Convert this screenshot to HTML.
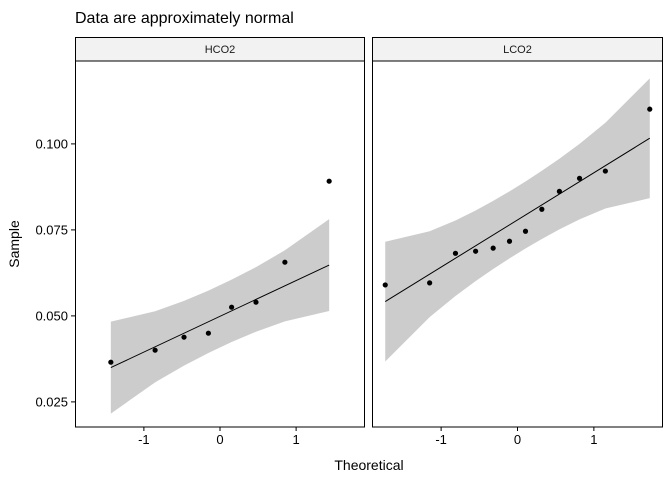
<!DOCTYPE html>
<html><head><meta charset="utf-8"><style>
body{margin:0;background:#fff;}
svg{font-family:"Liberation Sans",Arial,sans-serif;display:block}
</style></head><body>
<svg id="chart" width="672" height="480" xmlns="http://www.w3.org/2000/svg"></svg>
<script>
const panelNames = ["HCO2", "LCO2"];
const hco2Values = [0.03654, 0.04003, 0.04381, 0.04497, 0.05253, 0.05398, 0.06561, 0.08916];
const lco2Values = [0.0590, 0.0596, 0.0682, 0.0688, 0.0697, 0.0717, 0.0746, 0.0810, 0.0862, 0.0900, 0.0921, 0.1101];
const yTicks = [0.025, 0.050, 0.075, 0.100];
const yTickLabels = ["0.025", "0.050", "0.075", "0.100"];
const xTicks = [-1, 0, 1];
const xTickLabels = ["-1", "0", "1"];

const NS = "http://www.w3.org/2000/svg";
const svg = document.getElementById("chart");
function el(tag, attrs, parent) {
  const e = document.createElementNS(NS, tag);
  for (const k in attrs) e.setAttribute(k, attrs[k]);
  (parent || svg).appendChild(e);
  return e;
}
const panelTop = 61, panelBottom = 427;
const yMin = 0.0177, yMax = 0.1241;
const xMin = -1.905, xMax = 1.905;
function yScale(v) { return panelBottom - (v - yMin) / (yMax - yMin) * (panelBottom - panelTop); }
const panels = [{l: 75, r: 365, data: hco2Values}, {l: 372, r: 663, data: lco2Values}];

function qnorm(p) {
  const a=[-39.69683028665376,220.9460984245205,-275.9285104469687,138.3577518672690,-30.66479806614716,2.506628277459239];
  const b=[-54.47609879822406,161.5858368580409,-155.6989798598866,66.80131188771972,-13.28068155211847];
  const c=[-0.007784894002430293,-0.3223964580411365,-2.400758277161838,-2.549732539343734,4.374664141464968,2.938163982698783];
  const d=[0.007784695709041462,0.3224671290700398,2.445134137142996,3.754408661907416];
  let q, r;
  if (p < 0.02425) { q = Math.sqrt(-2*Math.log(p)); return (((((c[0]*q+c[1])*q+c[2])*q+c[3])*q+c[4])*q+c[5])/((((d[0]*q+d[1])*q+d[2])*q+d[3])*q+1); }
  if (p > 1-0.02425) { q = Math.sqrt(-2*Math.log(1-p)); return -(((((c[0]*q+c[1])*q+c[2])*q+c[3])*q+c[4])*q+c[5])/((((d[0]*q+d[1])*q+d[2])*q+d[3])*q+1); }
  q = p-0.5; r = q*q;
  return (((((a[0]*r+a[1])*r+a[2])*r+a[3])*r+a[4])*r+a[5])*q/(((((b[0]*r+b[1])*r+b[2])*r+b[3])*r+b[4])*r+1);
}
function dnorm(x) { return Math.exp(-x*x/2) / Math.sqrt(2*Math.PI); }
function quantile(s, p) { const h = (s.length-1)*p, lo = Math.floor(h); return s[lo] + (h-lo)*((s[lo+1]!==undefined?s[lo+1]:s[lo]) - s[lo]); }

let t = el("text", {x: 75, y: 23, "font-size": 16, fill: "#000"}); t.textContent = "Data are approximately normal";


t = el("text", {x: 369, y: 470, "font-size": 14, fill: "#000", "text-anchor": "middle"}); t.textContent = "Theoretical";


t = el("text", {x: 19, y: 244, "font-size": 14, fill: "#000", "text-anchor": "middle", transform: "rotate(-90 19 244)"}); t.textContent = "Sample";



yTicks.forEach((v, i) => {
  const y = yScale(v);
  const tk = el("line", {x1: 71, x2: 75, y1: y, y2: y, stroke: "#000", "stroke-width": 1});
  
  
  const lb = el("text", {x: 68, y: y + 4.5, "font-size": 13, fill: "#000", "text-anchor": "end"});
  lb.textContent = yTickLabels[i];
  
  
});

panels.forEach((p, pi) => {
  const xs = v => p.l + (v - xMin) / (xMax - xMin) * (p.r - p.l);
  const g = el("g", {});
  
  
  const n = p.data.length, a = n <= 10 ? 0.375 : 0.5;
  const probs = p.data.map((_, i) => (i + 1 - a) / (n + 1 - 2*a));
  const z = probs.map(qnorm);
  const s = p.data.slice().sort((u, w) => u - w);
  const q1 = quantile(s, 0.25), q3 = quantile(s, 0.75);
  const slope = (q3 - q1) / (qnorm(0.75) - qnorm(0.25));
  const inter = q1 - slope * qnorm(0.25);
  const up = [], lo = [];
  z.forEach((zz, i) => {
    const fit = inter + slope * zz;
    const se = slope / dnorm(zz) * Math.sqrt(probs[i] * (1 - probs[i]) / n);
    up.push(xs(zz) + "," + yScale(fit + 1.96 * se));
    lo.unshift(xs(zz) + "," + yScale(fit - 1.96 * se));
  });
  const band = el("polygon", {points: up.concat(lo).join(" "), fill: "#cccccc"}, g);
  
  
  const ln = el("line", {x1: xs(z[0]), y1: yScale(inter + slope*z[0]), x2: xs(z[n-1]), y2: yScale(inter + slope*z[n-1]), stroke: "#000", "stroke-width": 1}, g);
  
  
  s.forEach((v, i) => {
    const c = el("circle", {cx: xs(z[i]), cy: yScale(v), r: 2.6, fill: "#000"}, g);
    
    
  });
  const bd = el("rect", {x: p.l + 0.5, y: panelTop, width: p.r - p.l - 1, height: panelBottom - panelTop, fill: "none", stroke: "#000", "stroke-width": 1}, g);
  
  
  const st = el("rect", {x: p.l + 0.5, y: 37.5, width: p.r - p.l - 1, height: 23.5, fill: "#f2f2f2", stroke: "#000", "stroke-width": 1}, g);
  
  
  const sl = el("text", {x: (p.l + p.r) / 2, y: 53, "font-size": 11, fill: "#1a1a1a", "text-anchor": "middle"}, g);
  sl.textContent = panelNames[pi];
  
  
  xTicks.forEach((v, i) => {
    const x = xs(v);
    const tk = el("line", {x1: x, x2: x, y1: panelBottom, y2: panelBottom + 4, stroke: "#000", "stroke-width": 1}, g);
    
    
    const lb = el("text", {x: x, y: panelBottom + 17, "font-size": 13, fill: "#000", "text-anchor": "middle"}, g);
    lb.textContent = xTickLabels[i];
    
    
  });
});
</script>
</body></html>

**YOUR INSTRUCTIONS:** Copy the material above in full and exactly, skipping pictures.

**OUTPUT:**
Convert this screenshot to HTML.
<!DOCTYPE html>
<html><head><meta charset="utf-8"><style>
body{margin:0;background:#fff;}
svg{font-family:"Liberation Sans",Arial,sans-serif;display:block}
</style></head><body>
<svg id="chart" width="672" height="480" xmlns="http://www.w3.org/2000/svg"></svg>
<script>
const panelNames = ["HCO2", "LCO2"];
const hco2Values = [0.03654, 0.04003, 0.04381, 0.04497, 0.05253, 0.05398, 0.06561, 0.08916];
const lco2Values = [0.0590, 0.0596, 0.0682, 0.0688, 0.0697, 0.0717, 0.0746, 0.0810, 0.0862, 0.0900, 0.0921, 0.1101];
const yTicks = [0.025, 0.050, 0.075, 0.100];
const yTickLabels = ["0.025", "0.050", "0.075", "0.100"];
const xTicks = [-1, 0, 1];
const xTickLabels = ["-1", "0", "1"];

const NS = "http://www.w3.org/2000/svg";
const svg = document.getElementById("chart");
function el(tag, attrs, parent) {
  const e = document.createElementNS(NS, tag);
  for (const k in attrs) e.setAttribute(k, attrs[k]);
  (parent || svg).appendChild(e);
  return e;
}
const panelTop = 61, panelBottom = 427;
const yMin = 0.0177, yMax = 0.1241;
const xMin = -1.905, xMax = 1.905;
function yScale(v) { return panelBottom - (v - yMin) / (yMax - yMin) * (panelBottom - panelTop); }
const panels = [{l: 75, r: 365, data: hco2Values}, {l: 372, r: 663, data: lco2Values}];

function qnorm(p) {
  const a=[-39.69683028665376,220.9460984245205,-275.9285104469687,138.3577518672690,-30.66479806614716,2.506628277459239];
  const b=[-54.47609879822406,161.5858368580409,-155.6989798598866,66.80131188771972,-13.28068155211847];
  const c=[-0.007784894002430293,-0.3223964580411365,-2.400758277161838,-2.549732539343734,4.374664141464968,2.938163982698783];
  const d=[0.007784695709041462,0.3224671290700398,2.445134137142996,3.754408661907416];
  let q, r;
  if (p < 0.02425) { q = Math.sqrt(-2*Math.log(p)); return (((((c[0]*q+c[1])*q+c[2])*q+c[3])*q+c[4])*q+c[5])/((((d[0]*q+d[1])*q+d[2])*q+d[3])*q+1); }
  if (p > 1-0.02425) { q = Math.sqrt(-2*Math.log(1-p)); return -(((((c[0]*q+c[1])*q+c[2])*q+c[3])*q+c[4])*q+c[5])/((((d[0]*q+d[1])*q+d[2])*q+d[3])*q+1); }
  q = p-0.5; r = q*q;
  return (((((a[0]*r+a[1])*r+a[2])*r+a[3])*r+a[4])*r+a[5])*q/(((((b[0]*r+b[1])*r+b[2])*r+b[3])*r+b[4])*r+1);
}
function dnorm(x) { return Math.exp(-x*x/2) / Math.sqrt(2*Math.PI); }
function quantile(s, p) { const h = (s.length-1)*p, lo = Math.floor(h); return s[lo] + (h-lo)*((s[lo+1]!==undefined?s[lo+1]:s[lo]) - s[lo]); }

let t = el("text", {x: 75, y: 23, "font-size": 16, fill: "#000"}); t.textContent = "Data are approximately normal";


t = el("text", {x: 369, y: 470, "font-size": 14, fill: "#000", "text-anchor": "middle"}); t.textContent = "Theoretical";


t = el("text", {x: 19, y: 244, "font-size": 14, fill: "#000", "text-anchor": "middle", transform: "rotate(-90 19 244)"}); t.textContent = "Sample";



yTicks.forEach((v, i) => {
  const y = yScale(v);
  const tk = el("line", {x1: 71, x2: 75, y1: y, y2: y, stroke: "#000", "stroke-width": 1});
  
  
  const lb = el("text", {x: 68, y: y + 4.5, "font-size": 13, fill: "#000", "text-anchor": "end"});
  lb.textContent = yTickLabels[i];
  
  
});

panels.forEach((p, pi) => {
  const xs = v => p.l + (v - xMin) / (xMax - xMin) * (p.r - p.l);
  const g = el("g", {});
  
  
  const n = p.data.length, a = n <= 10 ? 0.375 : 0.5;
  const probs = p.data.map((_, i) => (i + 1 - a) / (n + 1 - 2*a));
  const z = probs.map(qnorm);
  const s = p.data.slice().sort((u, w) => u - w);
  const q1 = quantile(s, 0.25), q3 = quantile(s, 0.75);
  const slope = (q3 - q1) / (qnorm(0.75) - qnorm(0.25));
  const inter = q1 - slope * qnorm(0.25);
  const up = [], lo = [];
  z.forEach((zz, i) => {
    const fit = inter + slope * zz;
    const se = slope / dnorm(zz) * Math.sqrt(probs[i] * (1 - probs[i]) / n);
    up.push(xs(zz) + "," + yScale(fit + 1.96 * se));
    lo.unshift(xs(zz) + "," + yScale(fit - 1.96 * se));
  });
  const band = el("polygon", {points: up.concat(lo).join(" "), fill: "#cccccc"}, g);
  
  
  const ln = el("line", {x1: xs(z[0]), y1: yScale(inter + slope*z[0]), x2: xs(z[n-1]), y2: yScale(inter + slope*z[n-1]), stroke: "#000", "stroke-width": 1}, g);
  
  
  s.forEach((v, i) => {
    const c = el("circle", {cx: xs(z[i]), cy: yScale(v), r: 2.6, fill: "#000"}, g);
    
    
  });
  const bd = el("rect", {x: p.l + 0.5, y: panelTop, width: p.r - p.l - 1, height: panelBottom - panelTop, fill: "none", stroke: "#000", "stroke-width": 1}, g);
  
  
  const st = el("rect", {x: p.l + 0.5, y: 37.5, width: p.r - p.l - 1, height: 23.5, fill: "#f2f2f2", stroke: "#000", "stroke-width": 1}, g);
  
  
  const sl = el("text", {x: (p.l + p.r) / 2, y: 53, "font-size": 11, fill: "#1a1a1a", "text-anchor": "middle"}, g);
  sl.textContent = panelNames[pi];
  
  
  xTicks.forEach((v, i) => {
    const x = xs(v);
    const tk = el("line", {x1: x, x2: x, y1: panelBottom, y2: panelBottom + 4, stroke: "#000", "stroke-width": 1}, g);
    
    
    const lb = el("text", {x: x, y: panelBottom + 17, "font-size": 13, fill: "#000", "text-anchor": "middle"}, g);
    lb.textContent = xTickLabels[i];
    
    
  });
});
</script>
</body></html>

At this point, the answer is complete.